I was particularly interested in ‘Boredom’ as it is based on youth, memories and a sense of place. This seems to be where my own thought process is taking me for my ‘Square mile’. I also like the addition of a written piece to tie the work together. The work is based around the town in which Barnard grew up and a yearly event of wildfire burning. Barnard says

‘The landscape of youth is laden with memories, my photography draws on the overlapping cycles as young people discover and grow through the background to their lives, how they react to it and what they do within the space can have a profound effect on how we view ourselves in relation to the surrounding world. Our place of youth, our ‘home’ and the memories created during this period, for better or worse can create an embedded sense of place and can go some way in self-defining our later life attitudes’

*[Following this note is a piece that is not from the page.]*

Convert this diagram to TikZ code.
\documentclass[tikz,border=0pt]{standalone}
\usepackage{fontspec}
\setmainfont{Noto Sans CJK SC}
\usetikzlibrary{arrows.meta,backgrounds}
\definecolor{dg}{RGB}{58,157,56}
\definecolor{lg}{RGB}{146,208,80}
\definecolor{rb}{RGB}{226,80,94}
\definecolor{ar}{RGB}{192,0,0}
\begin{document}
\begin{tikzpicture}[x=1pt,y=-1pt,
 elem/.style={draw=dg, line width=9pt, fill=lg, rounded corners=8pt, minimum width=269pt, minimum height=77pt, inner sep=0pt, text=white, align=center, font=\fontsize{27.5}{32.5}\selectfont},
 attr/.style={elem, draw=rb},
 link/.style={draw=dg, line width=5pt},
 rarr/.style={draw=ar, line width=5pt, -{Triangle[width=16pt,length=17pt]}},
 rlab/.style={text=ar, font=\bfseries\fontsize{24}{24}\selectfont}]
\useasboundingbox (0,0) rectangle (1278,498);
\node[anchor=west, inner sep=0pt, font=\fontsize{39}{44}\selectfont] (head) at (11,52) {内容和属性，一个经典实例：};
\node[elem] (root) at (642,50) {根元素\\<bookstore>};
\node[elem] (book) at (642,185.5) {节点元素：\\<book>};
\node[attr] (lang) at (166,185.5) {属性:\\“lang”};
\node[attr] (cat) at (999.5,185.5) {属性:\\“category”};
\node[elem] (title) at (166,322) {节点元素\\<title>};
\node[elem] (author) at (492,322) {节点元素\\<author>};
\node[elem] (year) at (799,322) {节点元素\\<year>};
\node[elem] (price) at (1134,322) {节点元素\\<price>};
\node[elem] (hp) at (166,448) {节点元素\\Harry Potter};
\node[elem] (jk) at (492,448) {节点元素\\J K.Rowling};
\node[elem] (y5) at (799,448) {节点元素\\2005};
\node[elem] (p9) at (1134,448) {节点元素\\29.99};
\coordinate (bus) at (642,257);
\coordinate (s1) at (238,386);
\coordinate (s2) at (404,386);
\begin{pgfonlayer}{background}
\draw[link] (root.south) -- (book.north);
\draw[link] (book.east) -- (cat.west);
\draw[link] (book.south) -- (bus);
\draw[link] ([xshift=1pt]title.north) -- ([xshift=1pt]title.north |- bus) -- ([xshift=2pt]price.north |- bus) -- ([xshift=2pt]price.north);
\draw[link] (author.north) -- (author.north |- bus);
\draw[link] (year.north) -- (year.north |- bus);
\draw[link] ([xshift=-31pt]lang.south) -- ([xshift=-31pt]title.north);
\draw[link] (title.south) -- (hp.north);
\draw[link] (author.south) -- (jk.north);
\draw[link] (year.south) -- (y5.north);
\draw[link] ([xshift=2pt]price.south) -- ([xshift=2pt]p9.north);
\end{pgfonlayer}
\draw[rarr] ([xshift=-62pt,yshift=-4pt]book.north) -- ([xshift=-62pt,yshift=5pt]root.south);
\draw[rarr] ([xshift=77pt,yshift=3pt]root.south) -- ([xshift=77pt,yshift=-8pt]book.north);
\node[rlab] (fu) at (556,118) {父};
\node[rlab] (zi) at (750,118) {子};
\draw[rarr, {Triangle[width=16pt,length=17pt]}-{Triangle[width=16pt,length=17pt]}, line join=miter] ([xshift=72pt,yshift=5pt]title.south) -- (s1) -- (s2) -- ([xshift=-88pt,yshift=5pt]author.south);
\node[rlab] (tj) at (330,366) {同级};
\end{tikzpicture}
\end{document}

Barnard goes on to suggest that the photographs speak of the areas industrial past and how the perception of memories and past change over time. The memories of the youth in the same area for example would be represented differently 50 years previously . The blackened landscape evokes reckless youth for Barnard but would evoke life and work for her grandfather who was of a different place in time.

Tina Barney:

Barneys work appears to be more of a social landscape style, capturing friends and families in their immediate surroundings to document society. Her photos define family bonds in typical family celebrations yet some photographs appear to be staged, I think this feeling comes from the subjects posing directly for the camera, in most of the photos Barney has managed to capture a scene or a moment in time without anyone reacting to the camera.

Venetia Dearden:

Dearden’s work appears to offer an insight into surroundings and the ties and relationships within them. The photos depict a way of life or a ‘day in the life of’ and blend to form a cohesive series. ‘Somerset Stories Five Penny Dreams’ is a perfect example of people and place together, it appears to an honest portrayal. In ‘Glastonbury Another Stage’ there is a divide between the images of the landscape / event and the portraiture of the people who ,I presume, were at the event but taken within a studio like setting.

JH Engstrom:

Engstrom appears to fall in love with places and his photographs record the places he loves as a document of the moment. Paris looks to be his main love affair perhaps because it was a pivotal place and time for him in his youth. It seems his obsession with places was a way of coping with moving around between places such as Paris and Stockholm as a child. His photos are diarist in style, cataloguing people and places in everyday life, the ordinary passing of time. He recognises that places change but life is forever entwined.

Roni Horn:

Horn’s photographs are mostly abstract photos of Iceland, or bodies of water, although her work entitled ‘You are the weather’ interestingly explores the minute changes in expression over a period of time which when placed side by side magnifys the effect.

Tom Hunter:

Hunter explores and photographs themes within his local area of East London but stages his photos to reference historical art. The photos border on satirical in some instances by replicating past masters in the modern world around him. He engages his subjects within their surroundings and the landscapes around them skilfully.

Karen Knorr:

Knorr’s photographs depict the English class system which she was a part of in an artistic style.

Peter Mansell:

Peter Mansell’s photographs are interesting as he has captured the space and world around him from a unique view-point. He has taken the images from a wheelchair users view and as an observer we become part of the image by being forced to see the scene from the height dictated by the wheelchair. You understand the series of photographs and can place the knocked paint and roadside view without explanation, it opens the viewers eyes to the world from the photographers perspective.

Marc Rees:

Marc Rees founded Rees International Project Enterprise (R.I.P.E) Which provides solo and collaborative performance projects. Rees has based his work on the ‘Square mile’ concept and explores his sexual awakening, the intimate relationship to a child’s landscape and its future influence.

Jodi Taylor:

Jodi Taylor has tried to evoke the nostalgia of her youth from the images which is interesting as it mirrors some of my own ideas although I particularly like the idea of presenting her work in a style that suited the decade. This may be an idea I could explore after my initial project, it is strange how the images closely resemble the images I have listed from my own area, obviously too many childhoods wherever you grew up were spent in alleys or by the back of garages! I wonder, as an alternative to this, what would be the images captured from today’s childhoods to evoke nostalgia in the future?